- _WHAT NEEDS TO BE DONE_: Retype the opening lines of the listing below, ending with the line that contains "52.0, 49.9, 45.9, 41.8, 38.7, 36.6, 34.9, 33.2, 31.8, 31.0]", and leave out any pictures.
Begin
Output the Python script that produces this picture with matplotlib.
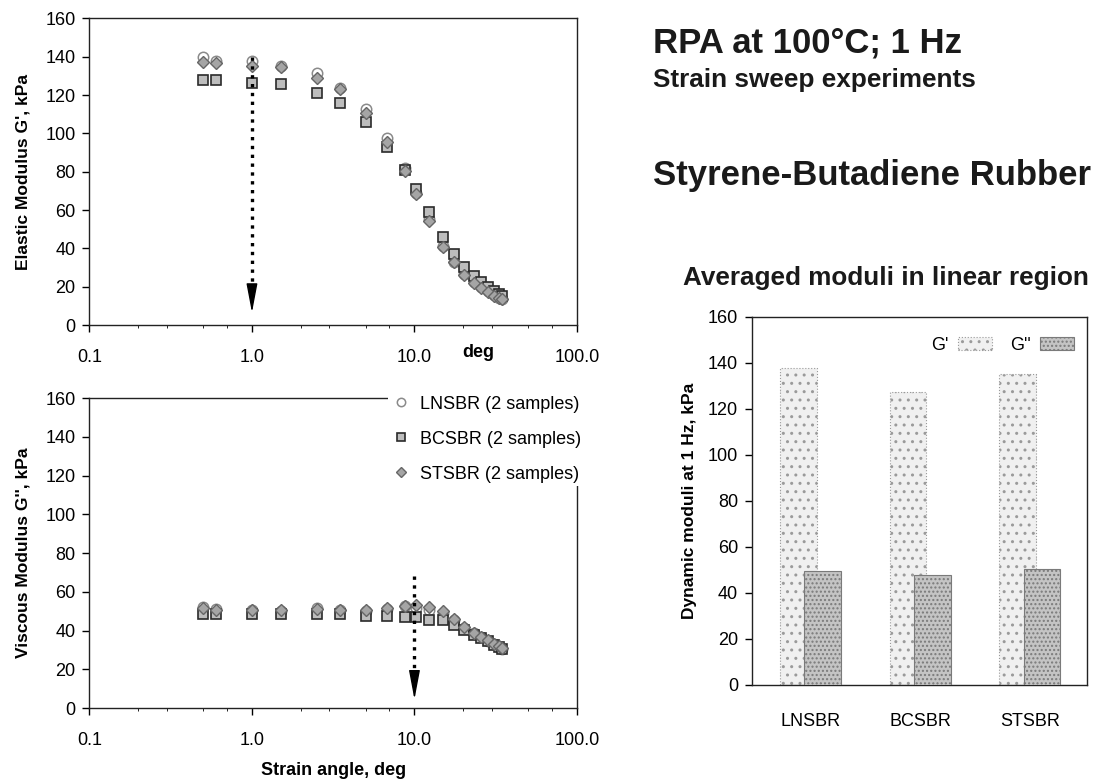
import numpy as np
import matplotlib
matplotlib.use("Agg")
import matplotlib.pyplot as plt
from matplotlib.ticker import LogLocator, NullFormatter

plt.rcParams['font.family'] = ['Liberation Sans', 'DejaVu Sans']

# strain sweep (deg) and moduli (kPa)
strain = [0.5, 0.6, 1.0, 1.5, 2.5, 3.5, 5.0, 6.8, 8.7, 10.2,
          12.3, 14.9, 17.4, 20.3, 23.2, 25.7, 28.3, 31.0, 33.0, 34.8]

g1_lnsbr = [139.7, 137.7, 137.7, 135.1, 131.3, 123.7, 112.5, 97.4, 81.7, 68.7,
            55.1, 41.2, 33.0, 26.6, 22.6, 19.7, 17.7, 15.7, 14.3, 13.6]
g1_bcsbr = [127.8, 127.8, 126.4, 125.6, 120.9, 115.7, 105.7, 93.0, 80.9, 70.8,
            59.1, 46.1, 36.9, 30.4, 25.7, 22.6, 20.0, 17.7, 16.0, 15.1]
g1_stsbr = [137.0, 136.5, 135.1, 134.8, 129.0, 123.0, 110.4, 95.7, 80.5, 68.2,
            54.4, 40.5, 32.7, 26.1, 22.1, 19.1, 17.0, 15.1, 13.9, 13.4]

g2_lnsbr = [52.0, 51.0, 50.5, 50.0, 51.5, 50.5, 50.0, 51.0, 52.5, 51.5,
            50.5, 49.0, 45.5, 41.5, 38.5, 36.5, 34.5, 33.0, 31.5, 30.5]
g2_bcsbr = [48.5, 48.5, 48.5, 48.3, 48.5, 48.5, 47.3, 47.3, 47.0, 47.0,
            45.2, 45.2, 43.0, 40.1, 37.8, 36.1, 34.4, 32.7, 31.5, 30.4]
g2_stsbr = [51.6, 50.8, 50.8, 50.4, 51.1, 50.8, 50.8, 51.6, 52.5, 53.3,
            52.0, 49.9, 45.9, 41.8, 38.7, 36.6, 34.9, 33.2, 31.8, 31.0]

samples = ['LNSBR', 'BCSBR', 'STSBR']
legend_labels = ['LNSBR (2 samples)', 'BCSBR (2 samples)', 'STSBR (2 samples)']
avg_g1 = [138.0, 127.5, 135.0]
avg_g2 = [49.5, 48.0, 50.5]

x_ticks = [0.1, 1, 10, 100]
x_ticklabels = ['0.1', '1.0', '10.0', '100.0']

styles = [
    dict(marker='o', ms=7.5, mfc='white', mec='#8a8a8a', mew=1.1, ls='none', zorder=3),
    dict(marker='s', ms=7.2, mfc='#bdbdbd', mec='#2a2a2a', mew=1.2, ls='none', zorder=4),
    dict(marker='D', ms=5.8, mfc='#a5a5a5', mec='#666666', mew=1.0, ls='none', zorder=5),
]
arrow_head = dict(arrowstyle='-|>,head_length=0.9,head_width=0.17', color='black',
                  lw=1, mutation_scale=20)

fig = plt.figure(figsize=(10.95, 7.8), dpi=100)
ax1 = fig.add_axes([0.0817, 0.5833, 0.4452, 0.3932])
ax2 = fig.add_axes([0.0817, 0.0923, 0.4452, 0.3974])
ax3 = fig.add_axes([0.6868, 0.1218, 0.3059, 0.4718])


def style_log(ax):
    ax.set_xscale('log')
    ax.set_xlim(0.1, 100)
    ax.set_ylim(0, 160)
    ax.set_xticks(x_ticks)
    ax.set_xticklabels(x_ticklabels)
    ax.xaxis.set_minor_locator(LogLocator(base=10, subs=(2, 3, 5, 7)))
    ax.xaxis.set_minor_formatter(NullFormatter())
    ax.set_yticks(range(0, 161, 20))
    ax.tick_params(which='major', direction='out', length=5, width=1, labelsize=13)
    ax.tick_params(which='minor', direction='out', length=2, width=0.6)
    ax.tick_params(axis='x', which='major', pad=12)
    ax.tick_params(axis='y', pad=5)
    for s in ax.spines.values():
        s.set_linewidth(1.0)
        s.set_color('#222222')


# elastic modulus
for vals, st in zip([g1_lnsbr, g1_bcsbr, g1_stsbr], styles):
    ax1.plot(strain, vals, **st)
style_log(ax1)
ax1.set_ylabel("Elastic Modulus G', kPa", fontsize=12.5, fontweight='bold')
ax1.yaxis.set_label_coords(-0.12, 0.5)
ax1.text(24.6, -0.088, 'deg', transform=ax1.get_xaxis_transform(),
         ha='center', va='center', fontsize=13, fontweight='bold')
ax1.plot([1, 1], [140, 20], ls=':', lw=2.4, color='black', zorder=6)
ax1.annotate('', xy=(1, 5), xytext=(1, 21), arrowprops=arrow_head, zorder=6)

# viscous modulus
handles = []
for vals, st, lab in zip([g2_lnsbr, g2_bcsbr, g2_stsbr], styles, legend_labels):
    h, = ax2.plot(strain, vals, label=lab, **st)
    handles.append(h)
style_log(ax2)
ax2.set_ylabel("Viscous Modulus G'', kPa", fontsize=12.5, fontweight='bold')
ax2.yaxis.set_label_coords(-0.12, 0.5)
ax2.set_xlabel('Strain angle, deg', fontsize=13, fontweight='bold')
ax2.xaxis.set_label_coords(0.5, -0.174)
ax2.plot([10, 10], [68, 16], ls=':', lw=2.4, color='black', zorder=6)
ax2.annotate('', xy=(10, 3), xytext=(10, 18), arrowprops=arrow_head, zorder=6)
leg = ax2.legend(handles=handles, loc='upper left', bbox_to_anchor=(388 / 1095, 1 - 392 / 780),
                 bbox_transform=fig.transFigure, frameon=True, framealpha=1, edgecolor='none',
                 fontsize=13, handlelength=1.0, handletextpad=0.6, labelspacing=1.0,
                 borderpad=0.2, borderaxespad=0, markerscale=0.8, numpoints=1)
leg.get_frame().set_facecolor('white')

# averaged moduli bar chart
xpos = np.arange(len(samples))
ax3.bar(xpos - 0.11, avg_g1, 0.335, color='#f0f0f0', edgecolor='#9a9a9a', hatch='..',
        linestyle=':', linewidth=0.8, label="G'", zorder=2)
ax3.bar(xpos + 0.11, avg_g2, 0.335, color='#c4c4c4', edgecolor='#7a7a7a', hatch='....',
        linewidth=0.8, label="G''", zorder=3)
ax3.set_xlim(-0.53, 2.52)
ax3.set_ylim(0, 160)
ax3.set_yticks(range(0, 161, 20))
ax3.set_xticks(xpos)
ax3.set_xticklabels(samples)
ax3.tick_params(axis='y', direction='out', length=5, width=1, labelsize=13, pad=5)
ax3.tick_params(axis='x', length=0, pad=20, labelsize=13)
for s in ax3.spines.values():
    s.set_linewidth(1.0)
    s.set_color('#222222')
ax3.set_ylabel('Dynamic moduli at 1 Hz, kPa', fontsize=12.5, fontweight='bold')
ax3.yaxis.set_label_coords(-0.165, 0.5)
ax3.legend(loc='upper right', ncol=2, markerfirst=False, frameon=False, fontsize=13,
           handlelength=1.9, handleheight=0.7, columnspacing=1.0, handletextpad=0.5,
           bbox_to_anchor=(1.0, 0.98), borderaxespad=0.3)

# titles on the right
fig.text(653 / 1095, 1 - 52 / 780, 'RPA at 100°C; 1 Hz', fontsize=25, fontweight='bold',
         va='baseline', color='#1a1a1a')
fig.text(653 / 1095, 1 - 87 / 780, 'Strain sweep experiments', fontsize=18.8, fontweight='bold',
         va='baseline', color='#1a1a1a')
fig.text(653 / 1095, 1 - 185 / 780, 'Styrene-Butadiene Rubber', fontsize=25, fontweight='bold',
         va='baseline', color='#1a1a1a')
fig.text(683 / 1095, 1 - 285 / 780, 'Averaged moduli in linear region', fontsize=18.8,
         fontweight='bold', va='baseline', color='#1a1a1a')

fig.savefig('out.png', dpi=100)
End
- _SOLUTION_:
Output the Python script that produces this picture with matplotlib.
import numpy as np
import matplotlib
matplotlib.use("Agg")
import matplotlib.pyplot as plt
from matplotlib.ticker import LogLocator, NullFormatter

plt.rcParams['font.family'] = ['Liberation Sans', 'DejaVu Sans']

# strain sweep (deg) and moduli (kPa)
strain = [0.5, 0.6, 1.0, 1.5, 2.5, 3.5, 5.0, 6.8, 8.7, 10.2,
          12.3, 14.9, 17.4, 20.3, 23.2, 25.7, 28.3, 31.0, 33.0, 34.8]

g1_lnsbr = [139.7, 137.7, 137.7, 135.1, 131.3, 123.7, 112.5, 97.4, 81.7, 68.7,
            55.1, 41.2, 33.0, 26.6, 22.6, 19.7, 17.7, 15.7, 14.3, 13.6]
g1_bcsbr = [127.8, 127.8, 126.4, 125.6, 120.9, 115.7, 105.7, 93.0, 80.9, 70.8,
            59.1, 46.1, 36.9, 30.4, 25.7, 22.6, 20.0, 17.7, 16.0, 15.1]
g1_stsbr = [137.0, 136.5, 135.1, 134.8, 129.0, 123.0, 110.4, 95.7, 80.5, 68.2,
            54.4, 40.5, 32.7, 26.1, 22.1, 19.1, 17.0, 15.1, 13.9, 13.4]

g2_lnsbr = [52.0, 51.0, 50.5, 50.0, 51.5, 50.5, 50.0, 51.0, 52.5, 51.5,
            50.5, 49.0, 45.5, 41.5, 38.5, 36.5, 34.5, 33.0, 31.5, 30.5]
g2_bcsbr = [48.5, 48.5, 48.5, 48.3, 48.5, 48.5, 47.3, 47.3, 47.0, 47.0,
            45.2, 45.2, 43.0, 40.1, 37.8, 36.1, 34.4, 32.7, 31.5, 30.4]
g2_stsbr = [51.6, 50.8, 50.8, 50.4, 51.1, 50.8, 50.8, 51.6, 52.5, 53.3,
            52.0, 49.9, 45.9, 41.8, 38.7, 36.6, 34.9, 33.2, 31.8, 31.0]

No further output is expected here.